_Material provided_.

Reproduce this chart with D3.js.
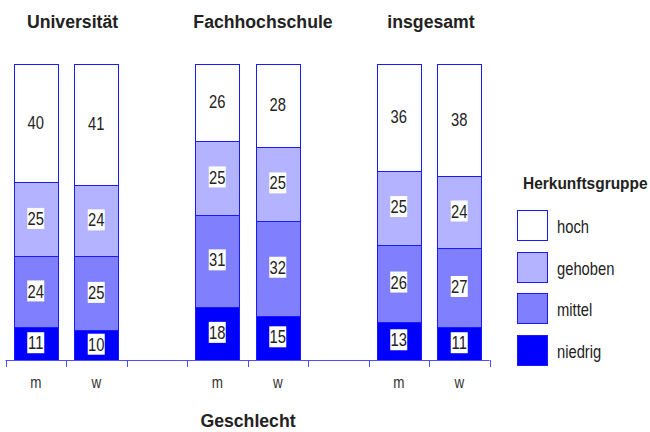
<!DOCTYPE html>
<html>
<head>
<meta charset="utf-8">
<script src="https://cdn.jsdelivr.net/npm/d3@7"></script>
<style>
  body { margin: 0; background: white; }
  text { font-family: "Liberation Sans", Arial, sans-serif; fill: #222; }
</style>
</head>
<body>
<div id="chart"></div>
<script>
// Herkunftsgruppe nach Hochschulart und Geschlecht (Anteile in %)
var groups = ["Universität", "Fachhochschule", "insgesamt"];
var sexes = ["m", "w"];
var categories = ["niedrig", "mittel", "gehoben", "hoch"];
var niedrig = [11, 10, 18, 15, 13, 11];
var mittel = [24, 25, 31, 32, 26, 27];
var gehoben = [25, 24, 25, 25, 25, 24];
var hoch = [40, 41, 26, 28, 36, 38];

var colors = { niedrig: "#0000ff", mittel: "#8080ff", gehoben: "#b3b3ff", hoch: "#ffffff" };

var width = 650, height = 432;

var svg = d3.select("#chart")
    .append("svg")
    .attr("width", width)
    .attr("height", height);

// narrow-looking text: squeeze horizontally around its anchor
function narrow(sel, x, y, sx) {
    return sel.attr("transform", "translate(" + x + "," + y + ") scale(" + sx + ",1)");
}

// slots: m, w, gap, m, w, gap, m, w
var slots = [];
groups.forEach(function(g, i) {
    sexes.forEach(function(s) { slots.push(g + "|" + s); });
    if (i < groups.length - 1) slots.push("gap" + i);
});

var x = d3.scaleBand()
    .domain(slots)
    .range([5.5, 489.5])
    .padding(0);

var y = d3.scaleLinear()
    .domain([0, 100])
    .range([360, 64]);

var barW = 44;

// build rows
var rows = [];
var k = 0;
groups.forEach(function(g) {
    sexes.forEach(function(s) {
        rows.push({ key: g + "|" + s, niedrig: niedrig[k], mittel: mittel[k], gehoben: gehoben[k], hoch: hoch[k] });
        k++;
    });
});

var stacked = d3.stack().keys(categories)(rows);

var layer = svg.append("g")
    .selectAll("g")
    .data(stacked)
    .enter().append("g")
    .attr("fill", function(d) { return colors[d.key]; });

layer.selectAll("rect")
    .data(function(d) { return d; })
    .enter().append("rect")
    .attr("x", function(d) { return Math.round(x(d.data.key) + (x.bandwidth() - barW) / 2) + 0.5; })
    .attr("y", function(d) { return Math.round(y(d[1])) + 0.5; })
    .attr("width", barW)
    .attr("height", function(d) { return Math.round(y(d[0])) - Math.round(y(d[1])); })
    .attr("stroke", "#1a1aff")
    .attr("stroke-width", 1);

// value labels with white boxes
var labels = svg.append("g");
stacked.forEach(function(series) {
    series.forEach(function(d) {
        var cx = x(d.data.key) + x.bandwidth() / 2;
        var cy = (y(d[0]) + y(d[1])) / 2 - 1;
        var v = d[1] - d[0];
        labels.append("rect")
            .attr("x", cx - 8.5)
            .attr("y", cy - 10.5)
            .attr("width", 17)
            .attr("height", 21)
            .attr("fill", "white");
        labels.append("text")
            .call(narrow, cx, cy + 6.6, 0.82)
            .attr("text-anchor", "middle")
            .style("font-size", "18px")
            .text(v);
    });
});

// axis
var axis = svg.append("g");
axis.append("line")
    .attr("x1", x.range()[0]).attr("x2", x.range()[1])
    .attr("y1", 360.5).attr("y2", 360.5)
    .attr("stroke", "#4d4dff");
var ticks = slots.map(function(s) { return x(s); }).concat([x.range()[1]]);
axis.selectAll("line.tick")
    .data(ticks)
    .enter().append("line")
    .attr("class", "tick")
    .attr("x1", function(d) { return Math.round(d) + 0.5; })
    .attr("x2", function(d) { return Math.round(d) + 0.5; })
    .attr("y1", 360).attr("y2", 367)
    .attr("stroke", "#4d4dff");

axis.selectAll("text")
    .data(rows)
    .enter().append("text")
    .each(function(d) {
        narrow(d3.select(this), x(d.key) + x.bandwidth() / 2, 388, 0.84);
    })
    .attr("text-anchor", "middle")
    .style("font-size", "16px")
    .style("fill", "#333")
    .text(function(d) { return d.key.split("|")[1]; });

// group titles
var titleX = [72.5, 263, 431];
svg.selectAll("text.title")
    .data(groups)
    .enter().append("text")
    .attr("class", "title")
    .each(function(d, i) { narrow(d3.select(this), titleX[i], 28, 0.93); })
    .attr("text-anchor", "middle")
    .style("font-size", "19px")
    .style("font-weight", "bold")
    .text(function(d) { return d; });

svg.append("text")
    .call(narrow, 248, 427, 0.93)
    .attr("text-anchor", "middle")
    .style("font-size", "19px")
    .style("font-weight", "bold")
    .text("Geschlecht");

// legend
var legend = svg.append("g").attr("transform", "translate(517,0)");
legend.append("text")
    .call(narrow, 6, 189, 0.91)
    .style("font-size", "17px")
    .style("font-weight", "bold")
    .text("Herkunftsgruppe");

var legendItems = categories.slice().reverse();
var li = legend.selectAll("g.item")
    .data(legendItems)
    .enter().append("g")
    .attr("class", "item")
    .attr("transform", function(d, i) { return "translate(0," + Math.round(210 + i * 41.7) + ")"; });

li.append("rect")
    .attr("x", 0.5).attr("y", 0.5)
    .attr("width", 30).attr("height", 30)
    .attr("fill", function(d) { return colors[d]; })
    .attr("stroke", "#1a1aff");

li.append("text")
    .call(narrow, 40, 23, 0.82)
    .style("font-size", "18px")
    .text(function(d) { return d; });
</script>
</body>
</html>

_Problem requirements_. Repeat only the lines from the beginning of the material through the line containing "var hoch = [40, 41, 26, 28, 36, 38];", both ends kept, leaving pictures out.

_Written solution_.
Reproduce this chart with D3.js.
<!DOCTYPE html>
<html>
<head>
<meta charset="utf-8">
<script src="https://cdn.jsdelivr.net/npm/d3@7"></script>
<style>
  body { margin: 0; background: white; }
  text { font-family: "Liberation Sans", Arial, sans-serif; fill: #222; }
</style>
</head>
<body>
<div id="chart"></div>
<script>
// Herkunftsgruppe nach Hochschulart und Geschlecht (Anteile in %)
var groups = ["Universität", "Fachhochschule", "insgesamt"];
var sexes = ["m", "w"];
var categories = ["niedrig", "mittel", "gehoben", "hoch"];
var niedrig = [11, 10, 18, 15, 13, 11];
var mittel = [24, 25, 31, 32, 26, 27];
var gehoben = [25, 24, 25, 25, 25, 24];
var hoch = [40, 41, 26, 28, 36, 38];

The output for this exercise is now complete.